* _SUPPLIED INFORMATION_:
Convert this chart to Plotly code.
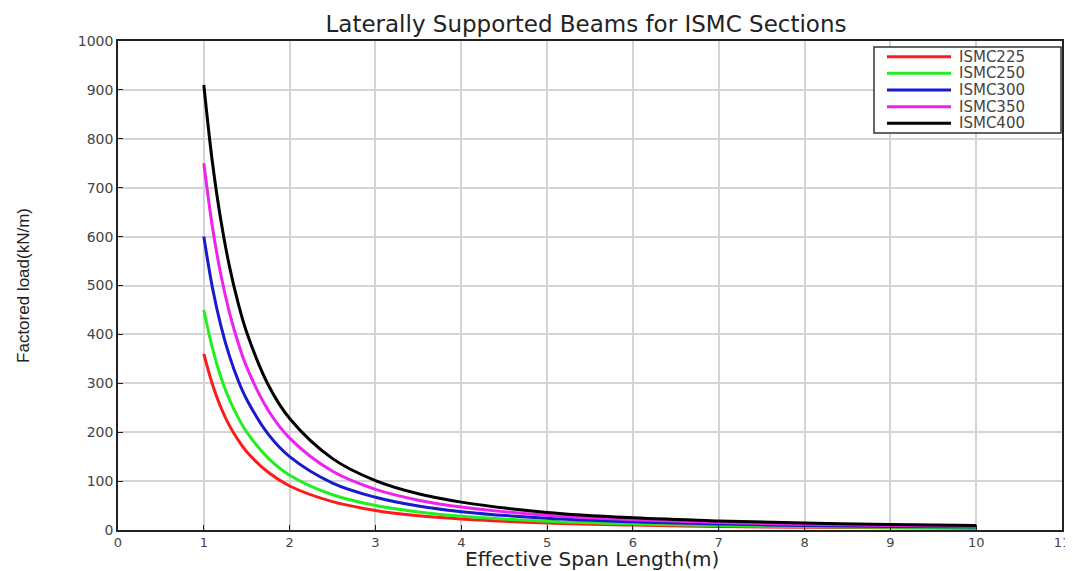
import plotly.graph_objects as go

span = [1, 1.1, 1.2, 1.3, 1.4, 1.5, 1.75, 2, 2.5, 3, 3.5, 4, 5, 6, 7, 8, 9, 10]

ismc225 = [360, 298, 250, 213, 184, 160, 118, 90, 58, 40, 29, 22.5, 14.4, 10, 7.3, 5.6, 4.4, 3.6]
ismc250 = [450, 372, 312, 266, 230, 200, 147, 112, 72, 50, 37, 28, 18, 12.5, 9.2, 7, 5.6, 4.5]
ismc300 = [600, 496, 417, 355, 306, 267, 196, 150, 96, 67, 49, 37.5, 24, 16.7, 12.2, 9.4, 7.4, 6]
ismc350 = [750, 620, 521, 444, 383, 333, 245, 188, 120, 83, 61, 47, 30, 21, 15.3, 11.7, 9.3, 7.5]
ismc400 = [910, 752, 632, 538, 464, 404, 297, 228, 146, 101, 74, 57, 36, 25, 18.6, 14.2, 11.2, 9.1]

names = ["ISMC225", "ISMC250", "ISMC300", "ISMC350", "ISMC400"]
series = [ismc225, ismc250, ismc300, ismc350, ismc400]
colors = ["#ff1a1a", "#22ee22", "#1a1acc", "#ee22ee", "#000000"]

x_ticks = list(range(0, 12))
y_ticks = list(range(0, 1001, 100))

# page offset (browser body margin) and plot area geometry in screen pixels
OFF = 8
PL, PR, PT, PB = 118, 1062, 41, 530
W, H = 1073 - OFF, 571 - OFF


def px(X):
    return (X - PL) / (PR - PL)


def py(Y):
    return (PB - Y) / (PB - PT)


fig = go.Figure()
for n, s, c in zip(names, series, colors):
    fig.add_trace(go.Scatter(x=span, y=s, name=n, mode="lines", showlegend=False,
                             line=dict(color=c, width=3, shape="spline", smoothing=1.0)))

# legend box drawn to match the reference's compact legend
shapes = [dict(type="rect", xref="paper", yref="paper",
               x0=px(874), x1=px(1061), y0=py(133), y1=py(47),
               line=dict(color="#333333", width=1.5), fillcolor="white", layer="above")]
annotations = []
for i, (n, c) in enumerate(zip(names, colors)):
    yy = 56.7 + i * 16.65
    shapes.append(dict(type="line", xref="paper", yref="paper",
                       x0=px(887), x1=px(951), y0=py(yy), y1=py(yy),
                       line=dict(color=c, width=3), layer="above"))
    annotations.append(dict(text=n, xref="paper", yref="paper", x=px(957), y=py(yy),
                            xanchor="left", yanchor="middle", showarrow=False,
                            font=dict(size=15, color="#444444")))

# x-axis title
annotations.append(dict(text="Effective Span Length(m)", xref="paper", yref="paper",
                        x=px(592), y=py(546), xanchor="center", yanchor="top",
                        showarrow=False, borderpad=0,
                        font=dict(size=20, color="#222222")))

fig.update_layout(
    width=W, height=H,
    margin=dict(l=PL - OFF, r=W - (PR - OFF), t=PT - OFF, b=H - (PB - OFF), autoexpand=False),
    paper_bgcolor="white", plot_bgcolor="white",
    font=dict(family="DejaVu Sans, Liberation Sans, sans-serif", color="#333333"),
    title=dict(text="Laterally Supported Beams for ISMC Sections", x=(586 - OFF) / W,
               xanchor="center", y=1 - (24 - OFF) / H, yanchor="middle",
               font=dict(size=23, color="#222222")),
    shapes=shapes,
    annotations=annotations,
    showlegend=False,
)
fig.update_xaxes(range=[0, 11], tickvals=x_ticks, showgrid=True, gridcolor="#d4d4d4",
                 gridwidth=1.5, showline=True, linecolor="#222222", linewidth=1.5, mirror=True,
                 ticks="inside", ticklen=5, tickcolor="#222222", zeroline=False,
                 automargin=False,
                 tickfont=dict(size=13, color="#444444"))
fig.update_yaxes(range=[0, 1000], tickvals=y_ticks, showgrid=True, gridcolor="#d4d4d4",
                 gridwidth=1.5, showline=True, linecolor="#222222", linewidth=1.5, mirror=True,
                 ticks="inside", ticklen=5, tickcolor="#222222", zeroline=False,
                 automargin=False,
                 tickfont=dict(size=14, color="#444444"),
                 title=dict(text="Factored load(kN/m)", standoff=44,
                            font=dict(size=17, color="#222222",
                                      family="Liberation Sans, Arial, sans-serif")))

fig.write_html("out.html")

* _STATED TASK_:
Return nothing but the lines running from the start of the data to the line with "return (PB - Y) / (PB - PT)", please, both ends included and no pictures.

* _EXERCISE OUTPUT_:
Convert this chart to Plotly code.
import plotly.graph_objects as go

span = [1, 1.1, 1.2, 1.3, 1.4, 1.5, 1.75, 2, 2.5, 3, 3.5, 4, 5, 6, 7, 8, 9, 10]

ismc225 = [360, 298, 250, 213, 184, 160, 118, 90, 58, 40, 29, 22.5, 14.4, 10, 7.3, 5.6, 4.4, 3.6]
ismc250 = [450, 372, 312, 266, 230, 200, 147, 112, 72, 50, 37, 28, 18, 12.5, 9.2, 7, 5.6, 4.5]
ismc300 = [600, 496, 417, 355, 306, 267, 196, 150, 96, 67, 49, 37.5, 24, 16.7, 12.2, 9.4, 7.4, 6]
ismc350 = [750, 620, 521, 444, 383, 333, 245, 188, 120, 83, 61, 47, 30, 21, 15.3, 11.7, 9.3, 7.5]
ismc400 = [910, 752, 632, 538, 464, 404, 297, 228, 146, 101, 74, 57, 36, 25, 18.6, 14.2, 11.2, 9.1]

names = ["ISMC225", "ISMC250", "ISMC300", "ISMC350", "ISMC400"]
series = [ismc225, ismc250, ismc300, ismc350, ismc400]
colors = ["#ff1a1a", "#22ee22", "#1a1acc", "#ee22ee", "#000000"]

x_ticks = list(range(0, 12))
y_ticks = list(range(0, 1001, 100))

# page offset (browser body margin) and plot area geometry in screen pixels
OFF = 8
PL, PR, PT, PB = 118, 1062, 41, 530
W, H = 1073 - OFF, 571 - OFF


def px(X):
    return (X - PL) / (PR - PL)


def py(Y):
    return (PB - Y) / (PB - PT)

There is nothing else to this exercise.